▶ _Information provided_:
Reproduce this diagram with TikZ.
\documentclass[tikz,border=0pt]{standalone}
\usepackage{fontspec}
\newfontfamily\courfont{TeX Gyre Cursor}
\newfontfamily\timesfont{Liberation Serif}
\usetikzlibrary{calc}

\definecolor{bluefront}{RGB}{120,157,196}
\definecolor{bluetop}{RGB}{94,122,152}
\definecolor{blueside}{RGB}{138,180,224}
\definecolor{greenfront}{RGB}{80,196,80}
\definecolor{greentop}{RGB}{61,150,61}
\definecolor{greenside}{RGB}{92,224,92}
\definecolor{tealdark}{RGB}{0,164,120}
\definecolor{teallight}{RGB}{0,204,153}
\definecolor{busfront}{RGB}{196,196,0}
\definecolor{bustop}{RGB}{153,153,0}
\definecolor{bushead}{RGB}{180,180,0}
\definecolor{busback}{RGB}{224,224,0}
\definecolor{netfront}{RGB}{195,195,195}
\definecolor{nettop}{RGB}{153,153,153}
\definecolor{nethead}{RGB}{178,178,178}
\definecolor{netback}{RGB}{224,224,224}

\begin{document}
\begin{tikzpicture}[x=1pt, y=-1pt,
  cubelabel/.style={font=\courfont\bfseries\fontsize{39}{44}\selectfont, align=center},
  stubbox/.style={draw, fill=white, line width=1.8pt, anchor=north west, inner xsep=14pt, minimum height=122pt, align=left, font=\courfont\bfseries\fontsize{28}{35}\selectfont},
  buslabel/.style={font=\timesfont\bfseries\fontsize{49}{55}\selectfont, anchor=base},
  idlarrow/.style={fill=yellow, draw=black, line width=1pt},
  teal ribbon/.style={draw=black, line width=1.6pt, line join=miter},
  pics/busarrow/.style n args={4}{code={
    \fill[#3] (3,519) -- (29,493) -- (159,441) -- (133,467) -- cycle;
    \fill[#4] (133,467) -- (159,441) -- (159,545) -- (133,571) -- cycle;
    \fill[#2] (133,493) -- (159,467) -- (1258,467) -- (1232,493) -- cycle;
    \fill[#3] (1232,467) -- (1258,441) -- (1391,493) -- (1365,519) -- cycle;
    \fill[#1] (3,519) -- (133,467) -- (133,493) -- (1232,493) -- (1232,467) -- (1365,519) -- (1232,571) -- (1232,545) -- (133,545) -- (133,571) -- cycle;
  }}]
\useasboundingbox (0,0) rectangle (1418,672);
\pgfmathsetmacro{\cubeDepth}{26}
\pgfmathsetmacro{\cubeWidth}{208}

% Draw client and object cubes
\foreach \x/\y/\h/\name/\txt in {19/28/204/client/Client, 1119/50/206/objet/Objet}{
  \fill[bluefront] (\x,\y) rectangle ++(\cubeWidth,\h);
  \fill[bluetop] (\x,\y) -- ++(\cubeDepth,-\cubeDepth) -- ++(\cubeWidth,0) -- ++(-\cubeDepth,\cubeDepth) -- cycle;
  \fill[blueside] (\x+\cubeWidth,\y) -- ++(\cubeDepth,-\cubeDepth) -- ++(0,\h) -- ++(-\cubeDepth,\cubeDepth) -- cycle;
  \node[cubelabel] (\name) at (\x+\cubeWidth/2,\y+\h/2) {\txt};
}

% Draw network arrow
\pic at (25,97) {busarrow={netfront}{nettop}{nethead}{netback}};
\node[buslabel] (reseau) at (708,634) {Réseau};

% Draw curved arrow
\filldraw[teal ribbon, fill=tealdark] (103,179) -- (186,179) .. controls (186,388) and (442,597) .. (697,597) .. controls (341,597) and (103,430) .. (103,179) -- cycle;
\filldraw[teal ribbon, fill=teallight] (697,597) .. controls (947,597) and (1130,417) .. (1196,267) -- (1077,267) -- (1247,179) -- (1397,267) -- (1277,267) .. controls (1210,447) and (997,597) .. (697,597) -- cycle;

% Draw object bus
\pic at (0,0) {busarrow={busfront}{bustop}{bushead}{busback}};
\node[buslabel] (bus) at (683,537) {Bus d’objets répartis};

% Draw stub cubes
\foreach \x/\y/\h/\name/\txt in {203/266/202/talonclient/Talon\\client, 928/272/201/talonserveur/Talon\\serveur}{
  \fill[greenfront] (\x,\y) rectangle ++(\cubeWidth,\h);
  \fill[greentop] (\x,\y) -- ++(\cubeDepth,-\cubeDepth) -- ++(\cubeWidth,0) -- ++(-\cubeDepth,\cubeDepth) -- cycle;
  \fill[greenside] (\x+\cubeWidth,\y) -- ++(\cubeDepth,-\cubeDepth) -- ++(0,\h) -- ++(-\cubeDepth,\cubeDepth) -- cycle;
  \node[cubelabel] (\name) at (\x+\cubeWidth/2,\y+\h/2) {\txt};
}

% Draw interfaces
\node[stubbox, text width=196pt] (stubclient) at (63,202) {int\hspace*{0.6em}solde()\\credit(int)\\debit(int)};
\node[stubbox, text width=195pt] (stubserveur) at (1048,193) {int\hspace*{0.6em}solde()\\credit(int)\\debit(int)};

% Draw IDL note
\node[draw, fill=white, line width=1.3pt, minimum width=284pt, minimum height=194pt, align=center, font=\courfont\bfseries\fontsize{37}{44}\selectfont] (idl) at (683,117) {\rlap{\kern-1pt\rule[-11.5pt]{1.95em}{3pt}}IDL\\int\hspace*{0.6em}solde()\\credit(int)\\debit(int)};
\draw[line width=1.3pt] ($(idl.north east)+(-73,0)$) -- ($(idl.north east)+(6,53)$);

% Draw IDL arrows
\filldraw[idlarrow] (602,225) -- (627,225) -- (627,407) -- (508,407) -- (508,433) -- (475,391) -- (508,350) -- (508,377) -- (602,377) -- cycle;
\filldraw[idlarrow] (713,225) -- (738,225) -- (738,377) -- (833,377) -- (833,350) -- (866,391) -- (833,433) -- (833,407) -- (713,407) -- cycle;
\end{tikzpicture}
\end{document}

▶ _Task brief_:
Write out the data exactly as it stands.

▶ _Solution_:
Reproduce this diagram with TikZ.
\documentclass[tikz,border=0pt]{standalone}
\usepackage{fontspec}
\newfontfamily\courfont{TeX Gyre Cursor}
\newfontfamily\timesfont{Liberation Serif}
\usetikzlibrary{calc}

\definecolor{bluefront}{RGB}{120,157,196}
\definecolor{bluetop}{RGB}{94,122,152}
\definecolor{blueside}{RGB}{138,180,224}
\definecolor{greenfront}{RGB}{80,196,80}
\definecolor{greentop}{RGB}{61,150,61}
\definecolor{greenside}{RGB}{92,224,92}
\definecolor{tealdark}{RGB}{0,164,120}
\definecolor{teallight}{RGB}{0,204,153}
\definecolor{busfront}{RGB}{196,196,0}
\definecolor{bustop}{RGB}{153,153,0}
\definecolor{bushead}{RGB}{180,180,0}
\definecolor{busback}{RGB}{224,224,0}
\definecolor{netfront}{RGB}{195,195,195}
\definecolor{nettop}{RGB}{153,153,153}
\definecolor{nethead}{RGB}{178,178,178}
\definecolor{netback}{RGB}{224,224,224}

\begin{document}
\begin{tikzpicture}[x=1pt, y=-1pt,
  cubelabel/.style={font=\courfont\bfseries\fontsize{39}{44}\selectfont, align=center},
  stubbox/.style={draw, fill=white, line width=1.8pt, anchor=north west, inner xsep=14pt, minimum height=122pt, align=left, font=\courfont\bfseries\fontsize{28}{35}\selectfont},
  buslabel/.style={font=\timesfont\bfseries\fontsize{49}{55}\selectfont, anchor=base},
  idlarrow/.style={fill=yellow, draw=black, line width=1pt},
  teal ribbon/.style={draw=black, line width=1.6pt, line join=miter},
  pics/busarrow/.style n args={4}{code={
    \fill[#3] (3,519) -- (29,493) -- (159,441) -- (133,467) -- cycle;
    \fill[#4] (133,467) -- (159,441) -- (159,545) -- (133,571) -- cycle;
    \fill[#2] (133,493) -- (159,467) -- (1258,467) -- (1232,493) -- cycle;
    \fill[#3] (1232,467) -- (1258,441) -- (1391,493) -- (1365,519) -- cycle;
    \fill[#1] (3,519) -- (133,467) -- (133,493) -- (1232,493) -- (1232,467) -- (1365,519) -- (1232,571) -- (1232,545) -- (133,545) -- (133,571) -- cycle;
  }}]
\useasboundingbox (0,0) rectangle (1418,672);
\pgfmathsetmacro{\cubeDepth}{26}
\pgfmathsetmacro{\cubeWidth}{208}

% Draw client and object cubes
\foreach \x/\y/\h/\name/\txt in {19/28/204/client/Client, 1119/50/206/objet/Objet}{
  \fill[bluefront] (\x,\y) rectangle ++(\cubeWidth,\h);
  \fill[bluetop] (\x,\y) -- ++(\cubeDepth,-\cubeDepth) -- ++(\cubeWidth,0) -- ++(-\cubeDepth,\cubeDepth) -- cycle;
  \fill[blueside] (\x+\cubeWidth,\y) -- ++(\cubeDepth,-\cubeDepth) -- ++(0,\h) -- ++(-\cubeDepth,\cubeDepth) -- cycle;
  \node[cubelabel] (\name) at (\x+\cubeWidth/2,\y+\h/2) {\txt};
}

% Draw network arrow
\pic at (25,97) {busarrow={netfront}{nettop}{nethead}{netback}};
\node[buslabel] (reseau) at (708,634) {Réseau};

% Draw curved arrow
\filldraw[teal ribbon, fill=tealdark] (103,179) -- (186,179) .. controls (186,388) and (442,597) .. (697,597) .. controls (341,597) and (103,430) .. (103,179) -- cycle;
\filldraw[teal ribbon, fill=teallight] (697,597) .. controls (947,597) and (1130,417) .. (1196,267) -- (1077,267) -- (1247,179) -- (1397,267) -- (1277,267) .. controls (1210,447) and (997,597) .. (697,597) -- cycle;

% Draw object bus
\pic at (0,0) {busarrow={busfront}{bustop}{bushead}{busback}};
\node[buslabel] (bus) at (683,537) {Bus d’objets répartis};

% Draw stub cubes
\foreach \x/\y/\h/\name/\txt in {203/266/202/talonclient/Talon\\client, 928/272/201/talonserveur/Talon\\serveur}{
  \fill[greenfront] (\x,\y) rectangle ++(\cubeWidth,\h);
  \fill[greentop] (\x,\y) -- ++(\cubeDepth,-\cubeDepth) -- ++(\cubeWidth,0) -- ++(-\cubeDepth,\cubeDepth) -- cycle;
  \fill[greenside] (\x+\cubeWidth,\y) -- ++(\cubeDepth,-\cubeDepth) -- ++(0,\h) -- ++(-\cubeDepth,\cubeDepth) -- cycle;
  \node[cubelabel] (\name) at (\x+\cubeWidth/2,\y+\h/2) {\txt};
}

% Draw interfaces
\node[stubbox, text width=196pt] (stubclient) at (63,202) {int\hspace*{0.6em}solde()\\credit(int)\\debit(int)};
\node[stubbox, text width=195pt] (stubserveur) at (1048,193) {int\hspace*{0.6em}solde()\\credit(int)\\debit(int)};

% Draw IDL note
\node[draw, fill=white, line width=1.3pt, minimum width=284pt, minimum height=194pt, align=center, font=\courfont\bfseries\fontsize{37}{44}\selectfont] (idl) at (683,117) {\rlap{\kern-1pt\rule[-11.5pt]{1.95em}{3pt}}IDL\\int\hspace*{0.6em}solde()\\credit(int)\\debit(int)};
\draw[line width=1.3pt] ($(idl.north east)+(-73,0)$) -- ($(idl.north east)+(6,53)$);

% Draw IDL arrows
\filldraw[idlarrow] (602,225) -- (627,225) -- (627,407) -- (508,407) -- (508,433) -- (475,391) -- (508,350) -- (508,377) -- (602,377) -- cycle;
\filldraw[idlarrow] (713,225) -- (738,225) -- (738,377) -- (833,377) -- (833,350) -- (866,391) -- (833,433) -- (833,407) -- (713,407) -- cycle;
\end{tikzpicture}
\end{document}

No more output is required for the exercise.